Here are the Sanskrit sutras and subsutras revealed by His Holiness Bharati Krishna Tirthaji Maharaja as encoding deeper mathematical knowledge. The Maharaja, who later became the Shankaracarya of Puri, wrote 16 volumes on the detailed application of these sutras in mathematics, one volume for each sutra. He was firmly convinced of their wide scope of application and wrote: "The sutras apply to and cover each and every part of each and every chapter of each and every branch of mathematics (including arithmetic, algebra, geometry - plane and solid, trignometry - plane and spherical, conics - geometrical and analytical, astronomy, calculus - differential and integral, etc). In fact, there is no part of mathematics, pure or applied, which is beyond their jurisdiction."
| THE 16 SANSKRIT SŪTRAS ON MATHEMATICS |
| 1 |
Ekādhikena Pūrveṇa |
By one more than the previous one |
| 2 |
Nikhilam Navataścaramam Daśataḥ |
All from nine and the last from ten |
| 3 |
Ūrdhva-tiryagbhyām |
Vertically and crosswise |
| 4 |
Parāvartya Yojayet |
Transpose and apply |
| 5 |
Śūnyam Sāmyasamuccaye |
If the sum is the same, it is zero |
| 6 |
(Ānurūpye) Śūnyamanyat |
If one is in ratio, the other is zero |
| 7 |
Saṇkalana-vyavakalanābhyām |
By addition and by subtraction |
| 8 |
Pūraṇāpūraṇābhyām |
By the completion or the non-completion |
| 9 |
Calana-kalanābhyām |
Differential calculus |
| 10 |
Yāvadūnam |
By whatever the extent of its deficiency |
| 11 |
Vyaṣṭisamaṣṭiḥ |
Specific and general |
| 12 |
Śeṣāṇyaṅkena Carameṇa |
The remainders by the last digit |
| 13 |
Sopāntyadvayamantyam |
The ultimate and twice the penultimate |
| 14 |
Ekānyūnena Pūrveṇa |
By one less than the previous one |
| 15 |
Guṇitasamuccayaḥ |
The product of the sum is equal to the sum of the product |
| 16 |
Guṇakasamuccayaḥ |
The factors of the sum is equal to the sum of the factors |
| THE RELATED SUBSŪTRAS (COROLLARIES) |
| 1 |
Ānurūpyeṇa |
Proportionately |
| 2 |
Śiṣyate Śeṣasaṁjñaḥ |
The remainder remains constant |
| 3 |
Ādyamādyenāntyamantyena |
The first by the first, the last by the last |
| 4 |
Kevalaiḥ Saptakam Guṇyāt |
For seven, the multiplicand is 143 |
| 5 |
Veṣṭanam |
By osculation |
| 6 |
Yāvadūnam Tāvadūnam |
Whatever the deficiency, lessen by that amount |
| 7 |
Yāvadūnam Tāvadūnīkṛtya
Vargañca Yojayet |
Whatever the deficiency, lessen by that amount and set up the square of the deficiency |
| 8 |
Antyayordaśake 'pi |
Last totalling ten |
| 9 |
Antyayoreva |
Only the last terms |
| 10 |
Samuccayaguṇitaḥ |
The sum of the products |
| 11 |
Lopanasthāpanābhyām |
By alternative elimination and retention |
| 12 |
Vilokanam |
By mere observation |
| 13 |
Guṇitasamuccayaḥ Samuccayaguṇitaḥ |
The product of the sum is the sum of the products |
| 14 |
Dhvajāṅka |
On top of the flag |
However the original manuscripts of the 16 volumes, given by the Shankaracarya to one of his disciples for safe-keeping prior to being published, were lost without trace.

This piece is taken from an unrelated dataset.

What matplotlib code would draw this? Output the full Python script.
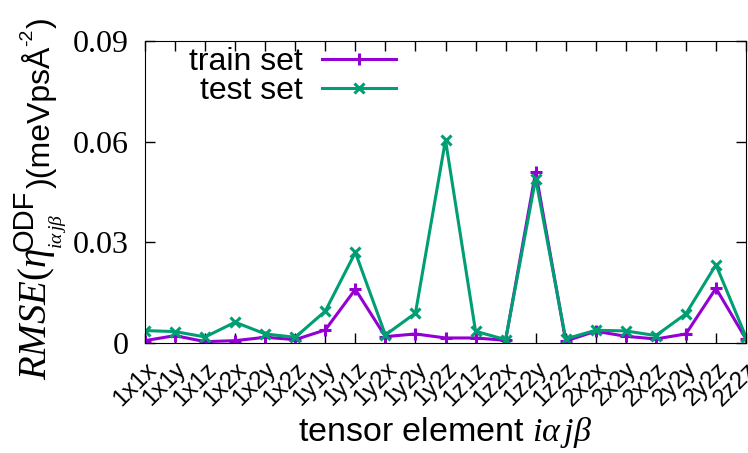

During his last few years, the Shankaracarya embarked on re-writing his lost works from memory. After completing the manuscript of one introductory volume, the Shankaracarya attained samaddhi in 1960. His sole volume on Vedic mathematics summarises the application of some of the above sutras. That's all the world is left with, until another genius of similar calibre as the late Shankaracarya of Puri emerges to research and decipher further scientific knowledge from these sutras and other portions of the Vedic texts.